We achived 80% accuracy with the logistic regression. However, in order to assess of the performance of the classification model we used a confusion matrix.
Looking at the confusion matrix, we have 1,416 (1,156 + 260) correctly classified customers and 345 (123 + 222) incorrect predictions.
The above graph shows that the logistic regression model stays far away for the ROC Curve, representing the random classifier.
We used the random forest algoritm in order to test if this would provide a better prediction
We then created a graph to plot the level of importance of each of the features in predicting the customer churn.
The top four features in predicting the customers churn are the type of contract, the online security, the tenure and the tech support.
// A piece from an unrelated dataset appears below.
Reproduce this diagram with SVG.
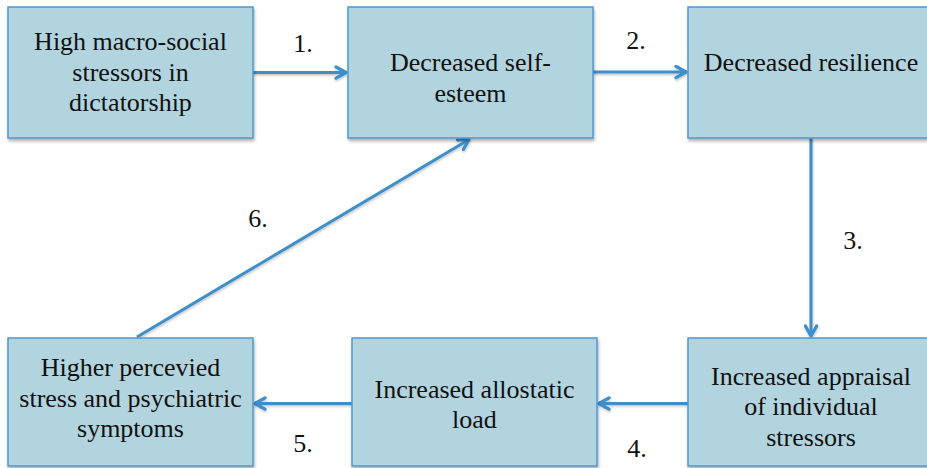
<svg xmlns="http://www.w3.org/2000/svg" width="927" height="468" viewBox="0 0 927 468">
  <style>
    .box { fill: #b2d4df; stroke: #4f98d0; stroke-width: 1.5; filter: url(#shadow); }
    .txt { font-family: "Liberation Serif", "Times New Roman", serif; font-size: 26px; fill: #111; text-anchor: middle; }
    .edge { fill: none; stroke: #3d8fcb; stroke-width: 3; marker-end: url(#head); filter: url(#lineshadow); }
  </style>
  <defs>
    <filter id="shadow" filterUnits="userSpaceOnUse" x="0" y="0" width="927" height="468">
      <feDropShadow dx="1" dy="2.5" stdDeviation="1.8" flood-color="#000" flood-opacity="0.3"/>
    </filter>
    <filter id="lineshadow" filterUnits="userSpaceOnUse" x="0" y="0" width="927" height="468">
      <feDropShadow dx="0.5" dy="1.5" stdDeviation="1" flood-color="#000" flood-opacity="0.25"/>
    </filter>
    <marker id="head" viewBox="0 0 12 12" refX="10" refY="6" markerWidth="5" markerHeight="5" markerUnits="strokeWidth" orient="auto">
      <path d="M2,1.5 L10,6 L2,10.5" fill="none" stroke="#3d8fcb" stroke-width="2.6" stroke-linecap="round" stroke-linejoin="round"/>
    </marker>
  </defs>

  <rect width="927" height="468" fill="#ffffff"/>

  <!-- connectors -->
  <g id="connectors">
    <line class="edge" x1="253" y1="72.5" x2="346" y2="72.5"/>
    <line class="edge" x1="593" y1="72" x2="686" y2="72"/>
    <line class="edge" x1="811" y1="138" x2="811" y2="336"/>
    <line class="edge" x1="688" y1="403.5" x2="599" y2="403.5"/>
    <line class="edge" x1="352" y1="403.5" x2="255" y2="403.5"/>
    <line class="edge" x1="137" y1="337" x2="469" y2="139.5"/>
  </g>

  <!-- step labels -->
  <g id="labels">
    <text class="txt" x="303" y="52">1.</text>
    <text class="txt" x="636" y="49">2.</text>
    <text class="txt" x="853" y="249">3.</text>
    <text class="txt" x="637" y="457">4.</text>
    <text class="txt" x="303" y="452">5.</text>
    <text class="txt" x="258" y="227">6.</text>
  </g>

  <g id="node-macro-stressors">
    <rect class="box" x="8" y="7" width="245" height="131"/>
    <text class="txt" x="130.5" y="50">High macro-social</text>
    <text class="txt" x="130.5" y="81">stressors in</text>
    <text class="txt" x="130.5" y="111">dictatorship</text>
  </g>

  <g id="node-self-esteem">
    <rect class="box" x="348" y="7" width="245" height="131"/>
    <text class="txt" x="470.5" y="71">Decreased self-</text>
    <text class="txt" x="470.5" y="102">esteem</text>
  </g>

  <g id="node-resilience">
    <rect class="box" x="688" y="7" width="246" height="131"/>
    <text class="txt" x="811" y="71">Decreased resilience</text>
  </g>

  <g id="node-appraisal">
    <rect class="box" x="688" y="338" width="246" height="128"/>
    <text class="txt" x="811" y="385">Increased appraisal</text>
    <text class="txt" x="811" y="415">of individual</text>
    <text class="txt" x="811" y="446">stressors</text>
  </g>

  <g id="node-allostatic-load">
    <rect class="box" x="352" y="338" width="245" height="128"/>
    <text class="txt" x="474.5" y="398">Increased allostatic</text>
    <text class="txt" x="474.5" y="428">load</text>
  </g>

  <g id="node-perceived-stress">
    <rect class="box" x="8" y="338" width="245" height="128"/>
    <text class="txt" x="130.5" y="376">Higher percevied</text>
    <text class="txt" x="130.5" y="407">stress and psychiatric</text>
    <text class="txt" x="130.5" y="437">symptoms</text>
  </g>
</svg>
The logistic performs better in predicting the customer churn with 80% accuracy. The confusion matrix shows that 222 customers were predicted to stay members when they have in fact churned, this mean these customers would not be contacted to receive incentive in order to retain them. This figure is the one the telephone company should focus on bringing as close as possible to zero.
We also have 123 customers classified as churning who they are not, this mean that the telephone company may spend money offering discounted price to customers that did not intend to leave.